::: Given material :::

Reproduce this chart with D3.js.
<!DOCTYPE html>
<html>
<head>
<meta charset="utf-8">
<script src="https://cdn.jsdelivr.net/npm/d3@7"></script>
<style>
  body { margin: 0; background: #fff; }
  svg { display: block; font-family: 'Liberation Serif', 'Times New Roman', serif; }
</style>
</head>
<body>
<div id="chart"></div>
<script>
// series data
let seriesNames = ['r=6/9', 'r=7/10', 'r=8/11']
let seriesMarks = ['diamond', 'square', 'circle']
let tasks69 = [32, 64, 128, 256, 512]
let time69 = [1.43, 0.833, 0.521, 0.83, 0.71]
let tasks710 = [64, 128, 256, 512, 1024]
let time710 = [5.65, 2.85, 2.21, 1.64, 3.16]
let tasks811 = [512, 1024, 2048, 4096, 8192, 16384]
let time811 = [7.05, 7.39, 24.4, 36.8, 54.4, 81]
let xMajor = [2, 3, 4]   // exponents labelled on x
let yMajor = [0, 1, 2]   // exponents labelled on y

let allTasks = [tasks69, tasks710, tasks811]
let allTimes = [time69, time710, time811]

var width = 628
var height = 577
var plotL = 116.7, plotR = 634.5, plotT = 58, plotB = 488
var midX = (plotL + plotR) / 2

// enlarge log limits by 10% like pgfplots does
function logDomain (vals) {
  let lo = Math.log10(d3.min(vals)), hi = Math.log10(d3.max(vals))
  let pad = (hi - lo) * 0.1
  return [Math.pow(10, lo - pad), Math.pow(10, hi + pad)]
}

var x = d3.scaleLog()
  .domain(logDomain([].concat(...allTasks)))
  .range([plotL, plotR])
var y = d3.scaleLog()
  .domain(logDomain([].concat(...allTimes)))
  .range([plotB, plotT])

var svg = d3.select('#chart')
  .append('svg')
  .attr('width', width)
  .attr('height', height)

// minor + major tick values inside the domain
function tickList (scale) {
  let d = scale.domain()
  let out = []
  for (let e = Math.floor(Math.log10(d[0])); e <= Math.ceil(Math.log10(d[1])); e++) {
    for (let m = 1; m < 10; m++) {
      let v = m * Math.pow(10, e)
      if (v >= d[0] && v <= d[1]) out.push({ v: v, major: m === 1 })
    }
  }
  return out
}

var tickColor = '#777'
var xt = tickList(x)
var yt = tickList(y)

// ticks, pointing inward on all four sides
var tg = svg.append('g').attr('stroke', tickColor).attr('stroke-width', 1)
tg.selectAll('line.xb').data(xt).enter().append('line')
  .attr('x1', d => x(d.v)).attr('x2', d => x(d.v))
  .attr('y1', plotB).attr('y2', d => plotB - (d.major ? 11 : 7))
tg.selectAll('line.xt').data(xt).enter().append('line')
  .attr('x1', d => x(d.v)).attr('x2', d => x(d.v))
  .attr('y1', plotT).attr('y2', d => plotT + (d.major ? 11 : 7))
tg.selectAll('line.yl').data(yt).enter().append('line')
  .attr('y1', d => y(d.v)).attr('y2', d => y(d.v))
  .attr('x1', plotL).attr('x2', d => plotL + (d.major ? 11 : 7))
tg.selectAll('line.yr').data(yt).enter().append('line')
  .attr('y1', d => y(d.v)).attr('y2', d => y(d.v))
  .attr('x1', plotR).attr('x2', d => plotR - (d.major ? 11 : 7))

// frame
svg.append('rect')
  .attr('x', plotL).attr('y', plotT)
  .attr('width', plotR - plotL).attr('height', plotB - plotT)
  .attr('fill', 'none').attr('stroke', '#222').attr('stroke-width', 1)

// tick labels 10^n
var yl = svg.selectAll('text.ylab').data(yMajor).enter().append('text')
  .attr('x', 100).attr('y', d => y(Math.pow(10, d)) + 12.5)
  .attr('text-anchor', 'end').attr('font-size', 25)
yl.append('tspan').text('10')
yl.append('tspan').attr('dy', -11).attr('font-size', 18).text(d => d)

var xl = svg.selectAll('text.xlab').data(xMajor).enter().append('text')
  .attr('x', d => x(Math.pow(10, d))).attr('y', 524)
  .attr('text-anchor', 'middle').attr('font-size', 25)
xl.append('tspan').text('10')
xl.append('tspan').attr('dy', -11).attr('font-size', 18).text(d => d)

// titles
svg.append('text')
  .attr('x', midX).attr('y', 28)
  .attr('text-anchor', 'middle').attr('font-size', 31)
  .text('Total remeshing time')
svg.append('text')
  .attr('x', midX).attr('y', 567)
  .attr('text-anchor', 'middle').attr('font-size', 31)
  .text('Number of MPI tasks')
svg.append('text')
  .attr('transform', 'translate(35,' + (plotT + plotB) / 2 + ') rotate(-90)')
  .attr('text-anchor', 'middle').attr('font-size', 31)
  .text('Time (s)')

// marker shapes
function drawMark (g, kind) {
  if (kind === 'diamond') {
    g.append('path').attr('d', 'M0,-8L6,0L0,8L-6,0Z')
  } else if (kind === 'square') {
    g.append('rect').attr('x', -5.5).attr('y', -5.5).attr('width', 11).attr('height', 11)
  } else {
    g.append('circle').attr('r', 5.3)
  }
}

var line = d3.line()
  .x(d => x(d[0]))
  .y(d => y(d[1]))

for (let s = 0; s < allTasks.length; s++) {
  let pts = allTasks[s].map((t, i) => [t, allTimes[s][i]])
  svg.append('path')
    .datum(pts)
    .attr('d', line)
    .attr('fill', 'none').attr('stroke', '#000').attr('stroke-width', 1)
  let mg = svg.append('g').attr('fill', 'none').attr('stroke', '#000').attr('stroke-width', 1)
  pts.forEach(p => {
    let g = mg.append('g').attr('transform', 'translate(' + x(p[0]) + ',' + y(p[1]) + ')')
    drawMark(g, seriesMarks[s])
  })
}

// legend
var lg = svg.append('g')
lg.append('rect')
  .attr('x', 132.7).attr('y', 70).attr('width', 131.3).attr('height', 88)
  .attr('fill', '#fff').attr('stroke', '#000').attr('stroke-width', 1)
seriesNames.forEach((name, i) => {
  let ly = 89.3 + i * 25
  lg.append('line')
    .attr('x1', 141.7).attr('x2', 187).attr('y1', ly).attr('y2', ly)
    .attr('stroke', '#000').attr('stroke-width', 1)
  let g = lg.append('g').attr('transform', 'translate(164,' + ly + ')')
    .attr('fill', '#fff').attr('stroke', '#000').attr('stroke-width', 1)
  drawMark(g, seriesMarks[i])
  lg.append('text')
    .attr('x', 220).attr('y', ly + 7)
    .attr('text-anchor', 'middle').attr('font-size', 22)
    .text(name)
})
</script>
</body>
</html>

:::

Directive:
Return nothing but the lines from the first line of the listing through the line with "let yMajor = [0, 1, 2]", please, keeping every one of them unchanged.

Full solution:
Reproduce this chart with D3.js.
<!DOCTYPE html>
<html>
<head>
<meta charset="utf-8">
<script src="https://cdn.jsdelivr.net/npm/d3@7"></script>
<style>
  body { margin: 0; background: #fff; }
  svg { display: block; font-family: 'Liberation Serif', 'Times New Roman', serif; }
</style>
</head>
<body>
<div id="chart"></div>
<script>
// series data
let seriesNames = ['r=6/9', 'r=7/10', 'r=8/11']
let seriesMarks = ['diamond', 'square', 'circle']
let tasks69 = [32, 64, 128, 256, 512]
let time69 = [1.43, 0.833, 0.521, 0.83, 0.71]
let tasks710 = [64, 128, 256, 512, 1024]
let time710 = [5.65, 2.85, 2.21, 1.64, 3.16]
let tasks811 = [512, 1024, 2048, 4096, 8192, 16384]
let time811 = [7.05, 7.39, 24.4, 36.8, 54.4, 81]
let xMajor = [2, 3, 4]   // exponents labelled on x
let yMajor = [0, 1, 2]   // exponents labelled on y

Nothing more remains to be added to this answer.